The second last show of the evening, Pero's presentation saw a massive crowd waiting to witness it's fall winter 2018 collection on the runway. And we must admit that although the show began a little later than scheduled, it was all absolutely worth the wait.
As soon as we entered the show area, which had been converted into a 'pink room' -- the black makeshift walls transformed into hot pink ones, pink carpets laid, pinks seats, pink candies and pink press releases -- we could hear everyone talk about how lovely and unique the set looked.
Soon after everyone was settled, in came the models donning vibrant hot pink and coral attires in an attempt to bring winter spring to people. Pero's fresh take on the winter palette, turning snowflakes in snow flowers, were all part of the same idea -- to brighten the gloomy winter for an intense statement.
"From our usual black and white monochromes to indigos, this season we decided to brighten the gloomy winter for an intense statement, using vibrant hot pink, corals, and moody winter hues such as black, grey and off-white. We chose pink and coral as the key colours for fall-winter 2018," said designer Aneeth Arora of Pero.
The designer revisited Scottish tartan designs, hand-woven by local weavers residing in the hills of HImachal Pradesh, with re-sized, oversized and undersized blockings celebrating their inherent traditional twists, weaves and grains -- a reflection of the brand's love for all things vintage.

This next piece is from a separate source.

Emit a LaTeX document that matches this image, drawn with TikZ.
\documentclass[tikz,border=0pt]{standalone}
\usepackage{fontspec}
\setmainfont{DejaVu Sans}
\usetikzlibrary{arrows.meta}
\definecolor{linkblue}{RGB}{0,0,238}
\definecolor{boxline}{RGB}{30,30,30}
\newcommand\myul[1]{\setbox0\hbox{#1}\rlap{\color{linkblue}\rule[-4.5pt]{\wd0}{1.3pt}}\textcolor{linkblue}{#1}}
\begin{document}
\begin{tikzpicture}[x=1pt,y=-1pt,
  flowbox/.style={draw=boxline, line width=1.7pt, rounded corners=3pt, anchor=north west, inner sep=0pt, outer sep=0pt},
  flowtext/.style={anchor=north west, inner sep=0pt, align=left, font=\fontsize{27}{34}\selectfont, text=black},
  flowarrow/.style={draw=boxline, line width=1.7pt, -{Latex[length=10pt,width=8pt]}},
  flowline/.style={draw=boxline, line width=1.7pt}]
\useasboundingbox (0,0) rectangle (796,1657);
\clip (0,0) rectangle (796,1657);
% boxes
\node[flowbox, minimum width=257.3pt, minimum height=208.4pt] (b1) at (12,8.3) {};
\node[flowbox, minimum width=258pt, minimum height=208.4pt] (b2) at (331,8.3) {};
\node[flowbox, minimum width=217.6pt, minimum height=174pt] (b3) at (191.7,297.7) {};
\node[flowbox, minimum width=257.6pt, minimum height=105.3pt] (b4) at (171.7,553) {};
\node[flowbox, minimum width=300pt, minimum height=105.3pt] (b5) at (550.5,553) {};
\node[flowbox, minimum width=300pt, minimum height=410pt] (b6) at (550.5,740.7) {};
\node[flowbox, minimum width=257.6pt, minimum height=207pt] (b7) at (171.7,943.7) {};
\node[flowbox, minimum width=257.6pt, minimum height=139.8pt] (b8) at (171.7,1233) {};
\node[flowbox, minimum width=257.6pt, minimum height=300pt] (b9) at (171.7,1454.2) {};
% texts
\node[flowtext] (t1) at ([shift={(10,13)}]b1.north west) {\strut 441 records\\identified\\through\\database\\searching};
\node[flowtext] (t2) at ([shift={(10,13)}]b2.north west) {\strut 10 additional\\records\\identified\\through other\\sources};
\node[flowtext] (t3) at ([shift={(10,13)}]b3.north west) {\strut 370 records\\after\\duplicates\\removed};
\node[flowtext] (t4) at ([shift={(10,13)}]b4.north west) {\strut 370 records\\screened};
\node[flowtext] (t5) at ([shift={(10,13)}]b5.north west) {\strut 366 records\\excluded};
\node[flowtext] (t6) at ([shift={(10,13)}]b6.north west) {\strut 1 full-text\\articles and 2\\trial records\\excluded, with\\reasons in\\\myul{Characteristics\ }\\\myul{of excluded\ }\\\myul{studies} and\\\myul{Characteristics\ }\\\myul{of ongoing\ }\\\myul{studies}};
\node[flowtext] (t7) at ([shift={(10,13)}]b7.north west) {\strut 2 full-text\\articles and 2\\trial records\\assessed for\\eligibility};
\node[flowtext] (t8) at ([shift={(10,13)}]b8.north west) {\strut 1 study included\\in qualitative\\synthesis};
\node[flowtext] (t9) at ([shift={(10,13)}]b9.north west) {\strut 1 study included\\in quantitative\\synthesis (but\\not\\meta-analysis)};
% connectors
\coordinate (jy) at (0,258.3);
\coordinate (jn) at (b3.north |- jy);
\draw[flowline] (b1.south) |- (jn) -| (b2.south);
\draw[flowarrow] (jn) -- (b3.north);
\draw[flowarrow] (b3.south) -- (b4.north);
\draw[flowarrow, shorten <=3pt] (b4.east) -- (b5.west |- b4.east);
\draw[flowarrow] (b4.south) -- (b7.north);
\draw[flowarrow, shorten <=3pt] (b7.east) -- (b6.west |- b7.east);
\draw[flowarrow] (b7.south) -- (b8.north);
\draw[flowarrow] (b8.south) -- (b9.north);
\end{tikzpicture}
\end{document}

"To compliment the geometry of checks, we experimented by superimposing printed florals on chequered wool. With the help of our skilled hand embroiders, we have done ornamental needlework on appliqued flowers, rendering them with extensive embroidery techniques and play of material," Aneeth said.
Speaking about the biggest challenge she faced during the making of the collection, Aneeth said, "The most challenging technique was to work with fine count of merino yarns for developing special merino fabrics through machine stitching, where each yarn must be entangled with another to 'hold' the 'fabric' together."

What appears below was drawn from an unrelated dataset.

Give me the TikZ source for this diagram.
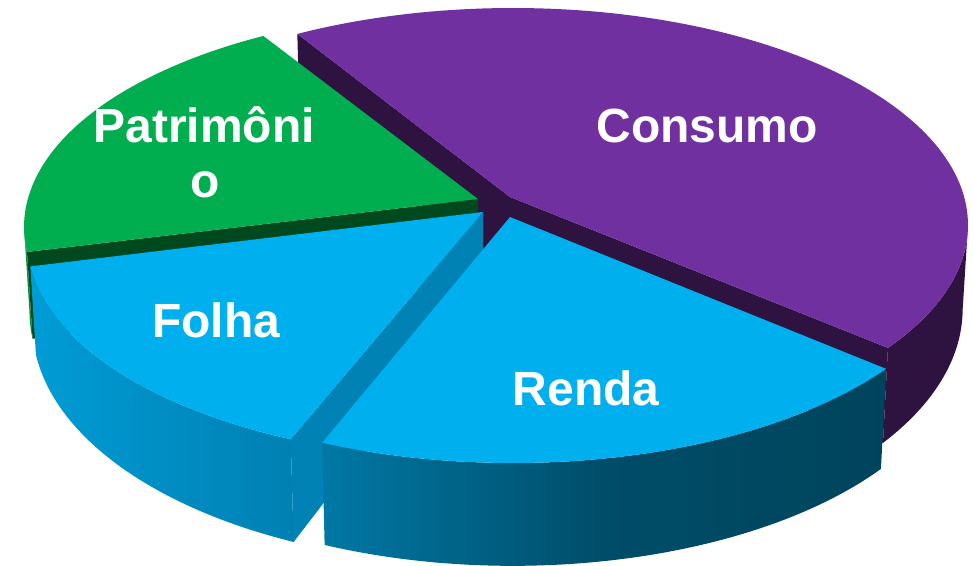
\documentclass[tikz,border=0pt]{standalone}
\usepackage{fontspec}
\setmainfont{Liberation Sans}
\definecolor{purpTop}{HTML}{7030A0}
\definecolor{purpWall}{HTML}{2E1341}
\definecolor{grnTop}{HTML}{00AD4F}
\definecolor{grnWall}{HTML}{00491F}
\definecolor{grnSide}{HTML}{0A8F3A}
\definecolor{bluTop}{HTML}{00B0EE}
\definecolor{bluCut}{HTML}{0082B4}
\definecolor{folL}{HTML}{009CD6}
\definecolor{folR}{HTML}{0080B2}
\definecolor{renL}{HTML}{0078A5}
\definecolor{renM}{HTML}{004D69}
\definecolor{renR}{HTML}{00445C}
\begin{document}
\begin{tikzpicture}[x=1pt,y=-1pt,
  declare function={
    ph(\y)=\sHa+\sHb*(\y-348);
    ptx(\t)=\sCx+\sRx*cos(\t);
    pty(\t)=\sCy+\sRy*sin(\t);
    pbx(\t)=ptx(\t)+(500-ptx(\t))/7400*ph(pty(\t));
    pby(\t)=pty(\t)+ph(pty(\t));
  },
  lbl/.style={text=white, font=\bfseries\fontsize{48}{55}\selectfont, inner sep=0pt, anchor=base, align=center}
]
\useasboundingbox (0,0) rectangle (974,565);

% ---------- Consumo (purple) ----------
\def\sCx{513}\def\sCy{225}\def\sRx{455}\def\sRy{217}\def\sHa{95}\def\sHb{0.085}
\coordinate (pA) at (510,197);
\coordinate (pAb) at ({510+(500-510)/7400*ph(197)},{197+ph(197)});
\fill[purpWall] plot[domain=0:34.5,samples=40] ({ptx(\x)},{pty(\x)})
   -- plot[domain=34.5:0,samples=40] ({pbx(\x)},{pby(\x)}) -- cycle;
\fill[purpWall] (pA) -- ({ptx(-118.3)},{pty(-118.3)}) -- ({pbx(-118.3)},{pby(-118.3)}) -- (pAb) -- cycle;
\fill[purpWall] (pA) -- ({ptx(34.5)},{pty(34.5)}) -- ({pbx(34.5)},{pby(34.5)}) -- (pAb) -- cycle;
\fill[purpTop] (pA) -- plot[domain=-118.3:34.5,samples=120] ({ptx(\x)},{pty(\x)}) -- cycle;

% ---------- Patrimonio (green) ----------
\def\sCx{479}\def\sCy{227}\def\sRx{455}\def\sRy{217}
\coordinate (gA) at (478,199);
\coordinate (gAb) at ({478+(500-478)/7400*ph(199)},{199+ph(199)});
\fill[grnSide] plot[domain=173.4:180,samples=10] ({ptx(\x)},{pty(\x)})
   -- plot[domain=180:173.4,samples=10] ({pbx(\x)},{pby(\x)}) -- cycle;
\fill[grnWall] (gA) -- ({ptx(173.4)},{pty(173.4)}) -- ({pbx(173.4)},{pby(173.4)}) -- (gAb) -- cycle;
\fill[grnTop] (gA) -- plot[domain=173.4:241.7,samples=60] ({ptx(\x)},{pty(\x)}) -- cycle;

% ---------- Folha (blue, left) ----------
\def\sCx{485}\def\sCy{240}\def\sRx{458}\def\sRy{220}
\coordinate (fA) at (483,212);
\coordinate (fAb) at ({483+(500-483)/7400*ph(212)},{212+ph(212)});
\shade[left color=folL, right color=folR] plot[domain=115.1:173.1,samples=50] ({ptx(\x)},{pty(\x)})
   -- plot[domain=173.1:115.1,samples=50] ({pbx(\x)},{pby(\x)}) -- cycle;
\fill[bluCut] (fA) -- ({ptx(115.1)},{pty(115.1)}) -- ({pbx(115.1)},{pby(115.1)}) -- (fAb) -- cycle;
\fill[bluTop] (fA) -- plot[domain=115.1:173.1,samples=50] ({ptx(\x)},{pty(\x)}) -- cycle;

% ---------- Renda (blue, right) ----------
\def\sCx{513}\def\sCy{243}\def\sRx{455}\def\sRy{220}\def\sHa{99.4}\def\sHb{0.03}
\coordinate (rA) at (510,217);
\shade[left color=renL, right color=renR, middle color=renM] plot[domain=34.9:114.8,samples=60] ({ptx(\x)},{pty(\x)})
   -- plot[domain=114.8:34.9,samples=60] ({pbx(\x)},{pby(\x)}) -- cycle;
\fill[bluTop] (rA) -- plot[domain=34.9:114.8,samples=60] ({ptx(\x)},{pty(\x)}) -- cycle;

% ---------- labels ----------
\node[lbl] (lcons) at (707,142) {Consumo};
\node[lbl] (lrenda) at (586,405) {Renda};
\node[lbl] (lfolha) at (216,337) {Folha};
\node[lbl] (lpat1) at (204,142) {Patrimôni};
\node[lbl] (lpat2) at (205,197) {o};
\end{tikzpicture}
\end{document}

Another highlight this season was 'passamanaria' (Portuguese for lace or trim) running along the tartans, stripes, contributing to surface texture, colour pop and a third dimension to textiles.
"We also carry forward our traditions of upcycling, by working on a classic trench coat and adding a twist to it. We adopted the surplus of a warehouse that was soon to shut and decided to upcycle the trenches to create limited edition pieces," she said.
Besides the unique concept and fabulous line, the one other thing that stood out for everyone was Pero's collaboration with Papabubble.
"We at pero love all things handmade. We came across these skill-full candy makers of Papabubble who use a 100 percent handmade process to make sugar candies," said Arora. "What fascinated us most was the patience with which these candy-makers induced colours, patterns and text in their tiny candies to the level of customisation that is possible."
Papabubble was born in 2004 in the Spanish city of Barcelona with the goal of reviving the ancient artisanal candy making tradition. It's a celebration of craftsmanship and creativity and is set in a live retail confectionery production "theatre".